Over the last several months, I have written numerous blogs detailing the many aspects of today’s manufactured home and the manufactured housing industry. Almost all of the articles were written to enlighten and enhance the knowledge of those that have considered becoming a manufactured home-owner, but wanted to know more about the advantages of manufactured homes as compared to site built housing.
I invite you to explore all of those blog subjects if you are considering making a housing change. If that seems a bit cumbersome, to get through all the details in those postings, I have listed below a number of terms and brief descriptions to give you a point of reference when exploring the wonderful world of manufactured home ownership.
A home built in a controlled factory environment on a permanent frame and chassis that is designed to be used with or without a permanent foundation. Manufactured homes are built to the federal Manufactured Home Construction Safety Standards Act, enforced by the Department of Housing and Urban Development (HUD) in Washington D.C. Manufactured homes are normally single story and are delivered to the home site in one, two, or three sections. They may be placed on private property or in a manufactured home community.
Formerly Also known as: ”mobile home,” “trailer,” “coach,” or, in Europe, as a “caravan.”
The Department of Housing and Urban Development’s code that regulates the manufactured home’s design and construction, strength, and durability, transportability, fire resistance, energy efficiency, quality control, and installation at home site.
It should be noted that the manufactured home is the only form of single family home subject to a national building code and preempts any state building code requirements. The energy efficiency and fire safety standards meet or exceed the requirements of site-built homes.
Note: a “modular” home is not the same as a manufactured home as it is not subject to the requirements of the HUD code and is not fabricated, sold, or installed in the same manner as a manufactured home.
Manufactured Home Communities
Private land developed as home sites for manufactured homes. The lots in the community can be either leased to the homeowner or be purchased by the homeowner. Land-lease communities often restrict occupancy as to age or family status of residents, such as adult only, seniors only, or families.
Also referred to as: “manufactured home parks,” “ mobile home parks,” “mobile home estates,” “own-your-own parks,” “manufactured home developments,” and occasionally, “trailer parks.”
A manufactured Home delivered to the home site in one, intact section.

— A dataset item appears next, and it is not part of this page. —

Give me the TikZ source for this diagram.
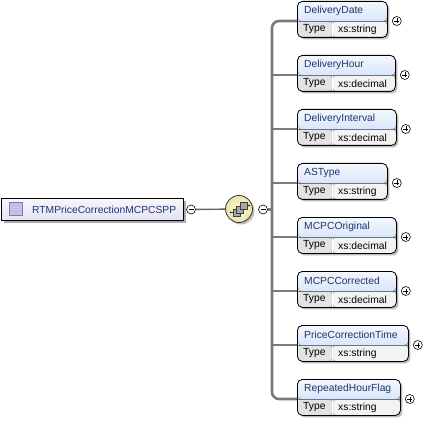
\documentclass[tikz,border=0pt]{standalone}
\usepackage{fontspec}
\setmainfont{Liberation Sans}
\usetikzlibrary{shadows,calc}
\newcommand{\xsdfont}{\fontsize{10.3}{12.4}\selectfont}
\definecolor{hdrtop}{HTML}{F4F8FE}
\definecolor{hdrbot}{HTML}{C2D5F5}
\definecolor{namecol}{HTML}{1E3566}
\definecolor{typecell}{HTML}{E3E3E3}
\definecolor{valcell}{HTML}{F3F3F3}
\definecolor{barcol}{HTML}{7A7A7A}
\definecolor{roottop}{HTML}{F7F6FD}
\definecolor{rootbot}{HTML}{E6E3F3}
\definecolor{iconfill}{HTML}{C6C0E8}
\definecolor{iconedge}{HTML}{7F77B5}
\definecolor{seqin}{HTML}{FFFDE6}
\definecolor{seqout}{HTML}{EDE2A6}
\definecolor{sqfill}{HTML}{A8A8A8}
\tikzset{
  elembox/.style={draw=black, line width=0.8pt, rounded corners=5pt,
    minimum height=36pt, inner sep=0pt, anchor=north west,
    drop shadow={shadow xshift=2pt, shadow yshift=-2pt, fill=black!50, opacity=0.55},
    path picture={
      \fill[top color=hdrtop, bottom color=hdrbot]
        (path picture bounding box.north west) rectangle
        ($(path picture bounding box.north east)+(0,20)$);
      \fill[typecell] ($(path picture bounding box.north west)+(0,20)$) rectangle
        ($(path picture bounding box.south west)+(35,0)$);
      \fill[valcell] ($(path picture bounding box.north west)+(35,20)$) rectangle
        (path picture bounding box.south east);
      \draw[black!55, line width=0.8pt] ($(path picture bounding box.north west)+(0,20)$) --
        ($(path picture bounding box.north east)+(0,20)$);
      \draw[white, line width=1pt] ($(path picture bounding box.north west)+(35,20.5)$) --
        ($(path picture bounding box.south west)+(35,0)$);
    }},
  elname/.style={anchor=west, inner sep=0pt, text=namecol},
  tylab/.style={anchor=west, inner sep=0pt, text=black},
  smallc/.style={circle, draw=black, line width=0.6pt, fill=white, minimum size=9pt, inner sep=0pt},
  barline/.style={draw=barcol, line width=2.6pt},
  thinline/.style={draw=black!60, line width=1.4pt},
  rootbox/.style={draw=black, line width=0.9pt, top color=roottop, bottom color=rootbot,
    minimum width=182pt, minimum height=22pt, inner sep=0pt, anchor=north west,
    drop shadow={shadow xshift=2.5pt, shadow yshift=-2.5pt, fill=black!55, opacity=0.6}},
  seqc/.style={circle, draw=black!80, line width=0.8pt, inner color=seqin, outer color=seqout,
    minimum size=27pt, inner sep=0pt,
    drop shadow={shadow xshift=2pt, shadow yshift=-2pt, fill=black!50, opacity=0.5}},
  sqbox/.style={draw=black!75, line width=0.5pt, fill=sqfill}
}
\newcommand{\xsdelem}[5]{%
  \node[elembox, minimum width=#3pt] (#1) at (297,#2) {};
  \node[elname] (#1n) at ($(#1.north west)+(7,10)$) {\xsdfont #4};
  \node[tylab] (#1t) at ($(#1.north west)+(6,28.5)$) {\xsdfont Type};
  \node[tylab] (#1v) at ($(#1.north west)+(41,28.5)$) {\xsdfont #5};
  \coordinate (#1c) at ($(#1.north west)+(0,20)$);
  \node[smallc] (#1p) at ($(#1.north east)+(9,20)$) {};
  \draw[line width=0.6pt] ($(#1p)+(-2.5,0)$) -- ($(#1p)+(2.5,0)$);
  \draw[line width=0.6pt] ($(#1p)+(0,-2.5)$) -- ($(#1p)+(0,2.5)$);
}
\begin{document}
\begin{tikzpicture}[x=1pt,y=-1pt]
\useasboundingbox[fill=white] (0,0) rectangle (426,425);

% root element
\node[rootbox] (root) at (1,198) {};
\node[draw=iconedge, line width=0.6pt, fill=iconfill, minimum size=13pt, inner sep=0pt] (rooticon) at (15.5,209) {};
\node[elname] (rootname) at (32,209.5) {\xsdfont RTMPriceCorrectionMCPCSPP};
\node[smallc] (rm) at (191,209.5) {};
\draw[line width=0.6pt] ($(rm)+(-2.5,0)$) -- ($(rm)+(2.5,0)$);

% sequence compositor
\node[seqc] (seq) at (239,209) {};
\node[smallc] (sm) at (263,209.5) {};
\draw[line width=0.6pt] ($(sm)+(-2.5,0)$) -- ($(sm)+(2.5,0)$);
\draw[thinline] (rm) -- (seq);
% sequence icon
\draw[black!80, line width=0.7pt] ($(seq)+(-8.5,3.5)$) -- ($(seq)+(-5,3.5)$);
\fill[black!80] ($(seq)+(-8.5,3.5)$) circle (1pt);
\draw[black!80, line width=0.7pt] ($(seq)+(6,-3.5)$) -- ($(seq)+(10,-3.5)$);
\fill[black!80] ($(seq)+(10,-3.5)$) circle (1pt);
\draw[sqbox] ($(seq)+(-6,0.5)$) rectangle ($(seq)+(1,7.5)$);
\draw[sqbox] ($(seq)+(-2.5,-3)$) rectangle ($(seq)+(4.5,4)$);
\draw[sqbox] ($(seq)+(1,-6.5)$) rectangle ($(seq)+(8,0.5)$);

% child elements
\xsdelem{e1}{1}{90}{DeliveryDate}{xs:string}
\xsdelem{e2}{55}{98}{DeliveryHour}{xs:decimal}
\xsdelem{e3}{109}{99}{DeliveryInterval}{xs:decimal}
\xsdelem{e4}{163}{90}{ASType}{xs:string}
\xsdelem{e5}{217}{99}{MCPCOriginal}{xs:decimal}
\xsdelem{e6}{271}{99}{MCPCCorrected}{xs:decimal}
\xsdelem{e7}{325}{111}{PriceCorrectionTime}{xs:string}
\xsdelem{e8}{379}{103}{RepeatedHourFlag}{xs:string}

% connectors
\coordinate (bx) at (272,209.5);
\draw[barline, rounded corners=7pt] (e1c) -| (bx) |- (e8c);
\draw[barline] (sm) -- (bx);
\foreach \i in {2,...,7} {\draw[barline] (e\i c -| bx) -- (e\i c);}
\end{tikzpicture}
\end{document}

The width of section can be 10 feet, 12 feet, 14 feet, or 16 feet. The length of section can be from 30 feet to 80 feet. The average square footage of a single section home is 1120 square feet.
Also referred to as: “single wide” and sometimes as a “slick side.” An “expando” was a single wide mobile home with a room built without a frame that was loaded into the home and physically removed by sliding out of the home and then attached to expand the floor area of either or both the living room and/or bedroom. With the introduction of the multi-width home the expando is no longer offered.
A manufactured home delivered to the home site in two or more sections. The average square footage is 1715 square feet, but maybe as large as 2500 plus square feet. The most common multi-section manufactured home consists of two sections, however, the three section home is gaining in popularity. Manufacturers are capable and have built homes with four sections
Common descriptions for multi-section homes: a two section home is a “double” or a “double-wide,” a three section is a “triple-wide,” and a four section is a “quad.” A multi-section home wherein one of the sections is considerably less length than the other sections is called a “tag.” The “tag,” as in”tag-a-long” is built on its own frame and chassis and is used to expand the floor space in a portion of the home, usually the master bedroom.
Manufactured Home Retailer
A licensed, professional seller of manufactured homes. Most retailers of new manufactured homes have display centers with model homes exhibited for potential home purchasers. Some offer homes exclusively from a single manufacturer and others will feature homes from more than one manufacturer. There are also sellers that retail manufactured homes from office locations without a display center. In some instances, a real estate company will also sell manufactured homes. However, in some states a realtor may sell only used manufactured homes. In California, for example, a realtor can not offer for sale of a mobile home unless the original new home sale was by a licensed manufactured home retailer.
Sometimes referred to as: “manufactured homes dealer,” “mobile home retailer,” “mobile home dealer,” or in the instance of a retailer without a display center: “catalog dealer” or “store front dealer.”
Housing constructed at the home site, exposed to the elements , but may consist of modules of pre-assembled parts like trusses, doors, windows, and pre-cast wall panels.
Also referred to as: “stick-built,” “traditional or conventional home” or “regular house.”